朝プロフが終わると花婿と花嫁は、結婚届けを提出しに行く。この後、レストランに集合してまた歌を聴きながらの食事会が催されることもある。

夜には盛大な披露宴が催される。これはとても大きな規模のもので、また歌手を呼んで食べ、歌い、踊る宴会の時間が続く。このとき呼ばれる歌手は国でも有名な歌手であることが多く、紅白歌合戦のような盛大な結婚式が行われる。これはウズベキスタンの結婚式の大きな特徴であろう。このダンスの時間には祝儀のお札も飛び交う。

披露宴が終わると新郎は新婦を連れて帰る。そして、翌日の朝には新婦の挨拶という行事がある。花婿は花婿の友人によって連れて行かれ、花嫁は伝統的なショールをかぶって挨拶に来るみなに挨拶を返す。

これが終わると結婚の二日後にはまた、新婦の両親による女性だけのパーティーが開かれる。これはお互いのことをよく知るために行われるのだそうだ。

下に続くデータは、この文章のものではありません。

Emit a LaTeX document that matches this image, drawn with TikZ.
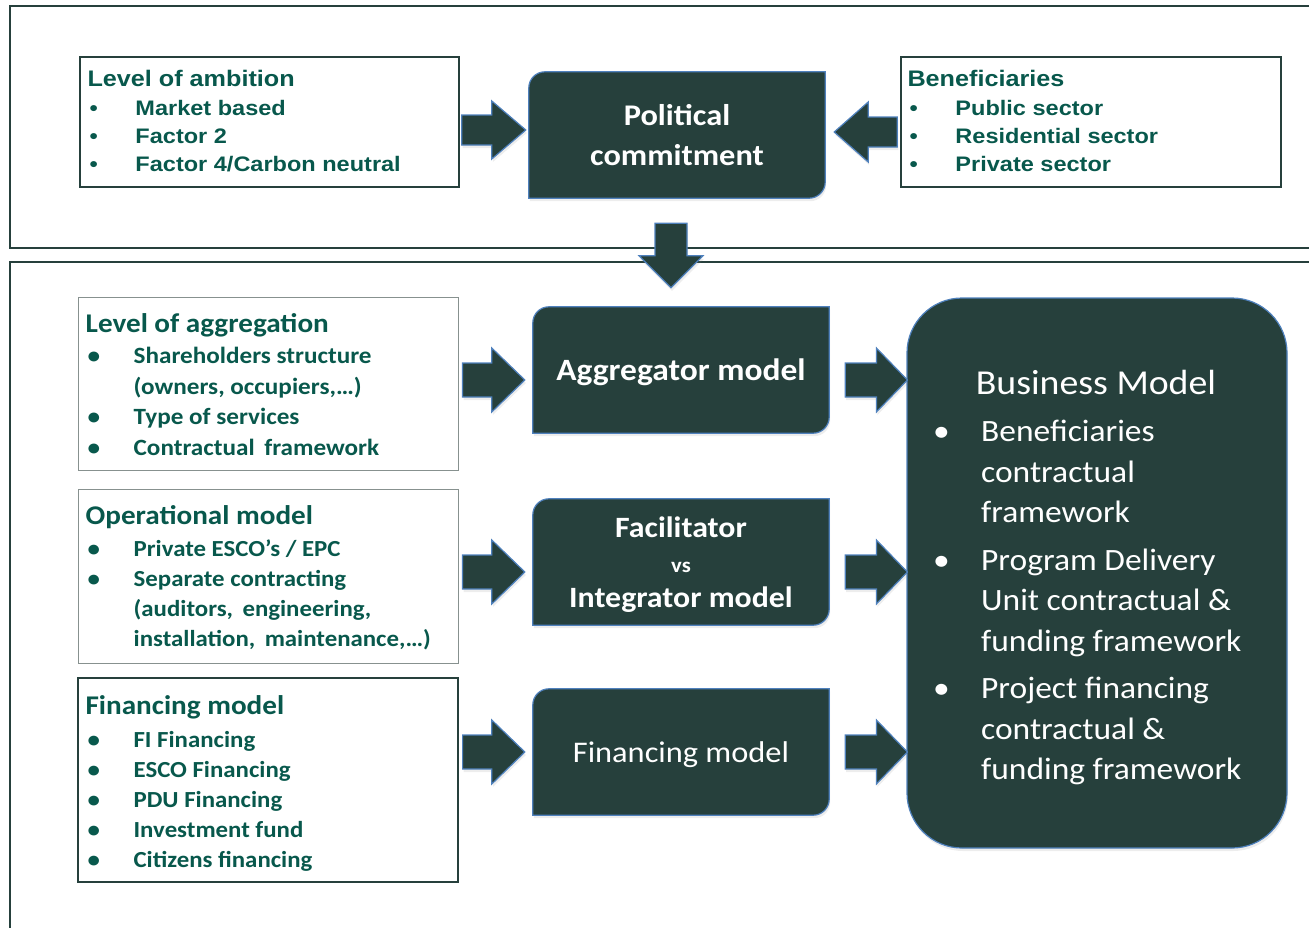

こうしたウズベキスタンの結婚式には200~400人の人が集まり、楽しいお祭り騒ぎが続くのである。

このように、ウズベキスタンの結婚式は、もちろん個人の祝いの席であるが、それと同時に家族・親族の祝いとしての機能も果たしているといえるだろう。それはコミュニティの中に新しく新婦という他からの人員が増えるお祝いの席であり、また新郎のコミュニティと新婦のコミュニティが新しく関係をもつお祝いの席でもあるのだ。結婚式には大勢の人が呼ばれるし、朝プロフなど結婚祝いの準備は家族・親族によって行われる。新婚夫婦が自分たちで全てをセッティングし、お祝いに人を招く欧米流の結婚式とは趣向も異なったものになる。

欧米では「私」とは独立した個人としての私であるが、それに対してウズベキスタンでは「私」とはコミュニティの中におけるあるいはコミュニティ同士の関係性における「私」であるのだ。こうした共同体への考え方は一昔前の日本にも似ているだろう。

ウズベキスタンでは近年マハッラの見直しが進んでいることもあり、政府を中心にこうした共同体の働きをより強めようとする働きがあるようだ。一方で若者を中心に生活はどんどんと欧米化してきており、結婚式もホテルで行われることが多く、今は親同士が決めた結婚ではなくて男女が自分たちで知り合って結婚ということも都会ではよくある。

生活スタイルが変わっていく中でいかに家族・親族、またローカルなコミュニティを維持していくのかは大きな課題であるだろう。生活の変化に合わせて個人を個人として規定していくようになれば、大きな自由が生まれ対等な立場の個人が出現する。一方で、そうした変化によりローカルコミュニティは消失し人々は存在のよりどころを失ってしまう。逆に共同体の力を強めていくことは生活基盤としての地域社会を提供するが、共同体が過度に機能すれば個人の抑圧やコミュニティ間の対立起こる可能性がある。

そうした中でこれからウズベキスタンがウズベキスタンとしてあるために作り上げていくべきコミュニティと個人との関係性の匙加減は、伝統かモダンかという問題とも相まって大きな影響を及ぼしているのではないかと思う。